Traffic flow forecasting, STL decomposition, Hybrid model, LSTM, ARIMA, XGBoost, Intelligent transportation systems
Fujiang Yuan, Yangrui Fan, Xiaohuan Bing, Zhen Tian, Chunhong Yuan, Yankang Li
TL;DR
Traffic flow forecasting for intelligent transportation systems is challenged by nonlinear, multi-scale temporal patterns. The authors introduce a decomposition-driven hybrid framework that uses STL to split the series into $Y_v = T_v + S_v + R_v$, with $T_v$ predicted by LSTM, $S_v$ by ARIMA, and $R_v$ by XGBoost, and a final forecast computed as $\hat{F} = \hat{T} \cdot \hat{S} \cdot \hat{R}$. An empirical evaluation on 998 traffic records from a NYC intersection demonstrates that the LSTM-ARIMA-XGBoost hybrid outperforms standalone baselines and variants across MAE, RMSE, and $R^2$, validating the decomposition approach. This work advances ITS forecasting by delivering improved accuracy, interpretability, and robustness, with a practical framework suitable for real-time urban traffic management.
Abstract
Accurate traffic flow forecasting is essential for intelligent transportation systems and urban traffic management.

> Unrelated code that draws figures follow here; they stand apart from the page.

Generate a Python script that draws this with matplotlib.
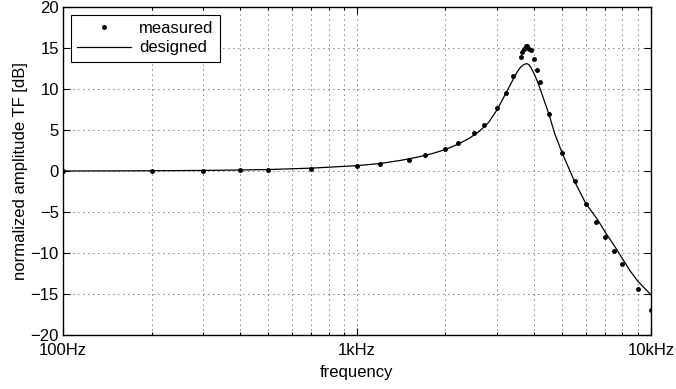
import numpy as np
import matplotlib
matplotlib.use('Agg')
import matplotlib.pyplot as plt
from matplotlib.ticker import LogLocator, FixedLocator, NullFormatter

plt.rcParams['font.family'] = ['Liberation Sans', 'DejaVu Sans']
plt.rcParams['font.size'] = 12

# measured points (Hz, dB)
f_meas = [100, 200, 300, 400, 500, 700, 1000, 1200, 1500, 1700, 2000, 2200, 2500, 2700,
          3000, 3200, 3400, 3600, 3650, 3700, 3750, 3800, 3850, 3900, 4000, 4100, 4200,
          4500, 5000, 5500, 6000, 6500, 7000, 7500, 8000, 9000, 10000]
a_meas = [0.0, 0.0, 0.03, 0.08, 0.12, 0.3, 0.65, 0.9, 1.4, 1.9, 2.65, 3.4, 4.6, 5.6,
          7.7, 9.5, 11.6, 13.9, 14.5, 14.9, 15.2, 15.2, 14.9, 14.7, 13.7, 12.3, 10.8,
          6.95, 2.15, -1.26, -4.0, -6.2, -8.1, -9.8, -11.4, -14.35, -16.9]

# designed response (Hz, dB)
f_des = [100, 200, 300, 400, 500, 700, 1000, 1200, 1400, 1600, 1800, 2000, 2200, 2400,
         2600, 2800, 3000, 3200, 3400, 3500, 3600, 3700, 3780, 3850, 3900, 4000, 4100,
         4200, 4350, 4500, 4700, 5000, 5500, 6000, 6600, 7000, 7500, 8000, 8500, 9000, 10000]
a_des = [0.0, 0.03, 0.07, 0.12, 0.18, 0.35, 0.65, 0.92, 1.28, 1.68, 2.12, 2.62, 3.25, 3.95,
         4.8, 5.9, 7.5, 9.4, 11.2, 12.05, 12.65, 13.0, 13.1, 12.95, 12.65, 11.9, 11.0,
         10.0, 8.4, 6.9, 4.6, 2.1, -1.3, -3.95, -6.0, -7.5, -9.1, -10.7, -12.2, -13.4, -15.1]

xticks = [100, 1000, 10000]
xlabels = ['100Hz', '1kHz', '10kHz']
yticks = [-20, -15, -10, -5, 0, 5, 10, 15, 20]

fig = plt.figure(figsize=(6.76, 3.89), dpi=100)
ax = fig.add_axes([0.0932, 0.1388, 0.8698, 0.8432])

ax.semilogx(f_meas, a_meas, 'k.', markersize=5, label='measured')
ax.semilogx(f_des, a_des, 'k-', linewidth=0.9, label='designed')

ax.set_xlim(100, 10000)
ax.set_ylim(-20, 20)
ax.xaxis.set_major_locator(FixedLocator(xticks))
ax.set_xticklabels(xlabels)
ax.xaxis.set_minor_locator(LogLocator(base=10, subs=np.arange(2, 10), numticks=20))
ax.xaxis.set_minor_formatter(NullFormatter())
ax.set_yticks(yticks)
ax.set_yticklabels([str(v).replace('-', '\u2212') for v in yticks])

ax.grid(True, which='major', color='black', linestyle=(0, (1, 5)), linewidth=0.6)
ax.grid(True, which='minor', axis='x', color='black', linestyle=(0, (1, 5)), linewidth=0.6)

ax.tick_params(which='both', direction='in', top=True, right=True, width=0.8)
ax.tick_params(which='major', length=5)
ax.tick_params(axis='x', which='major', pad=6)
ax.tick_params(axis='y', which='major', pad=3)
ax.tick_params(which='minor', length=2.5)
for s in ax.spines.values():
    s.set_linewidth(1.0)

ax.set_xlabel('frequency', labelpad=5)
ax.set_ylabel('normalized amplitude TF [dB]', fontsize=12, labelpad=2)

leg = ax.legend(loc='upper left', fancybox=False, edgecolor='black', framealpha=1,
                handlelength=3.2, handletextpad=0.5, borderaxespad=0.45,
                borderpad=0.4, labelspacing=0.25)
leg.get_frame().set_linewidth(0.8)

fig.savefig('out.png', dpi=100)
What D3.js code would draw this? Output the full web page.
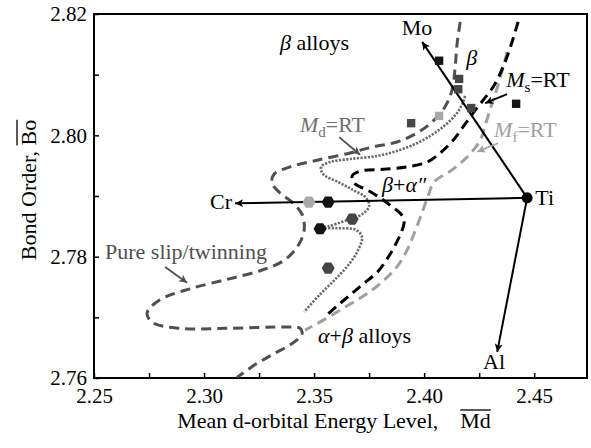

However, single model approaches often fail to capture the complex, nonlinear, and multi scale temporal patterns in traffic flow data. This study proposes a decomposition driven hybrid framework that integrates Seasonal Trend decomposition using Loess (STL) with three complementary predictive models. STL first decomposes the original time series into trend, seasonal, and residual components. Then, a Long Short Term Memory (LSTM) network models long term trends, an Autoregressive Integrated Moving Average (ARIMA) model captures seasonal periodicity, and an Extreme Gradient Boosting (XGBoost) algorithm predicts nonlinear residual fluctuations. The final forecast is obtained through multiplicative integration of the sub model predictions. Using 998 traffic flow records from a New York City intersection between November and December 2015, results show that the LSTM ARIMA XGBoost hybrid model significantly outperforms standalone models including LSTM, ARIMA, and XGBoost across MAE, RMSE, and R squared metrics. The decomposition strategy effectively isolates temporal characteristics, allowing each model to specialize, thereby improving prediction accuracy, interpretability, and robustness.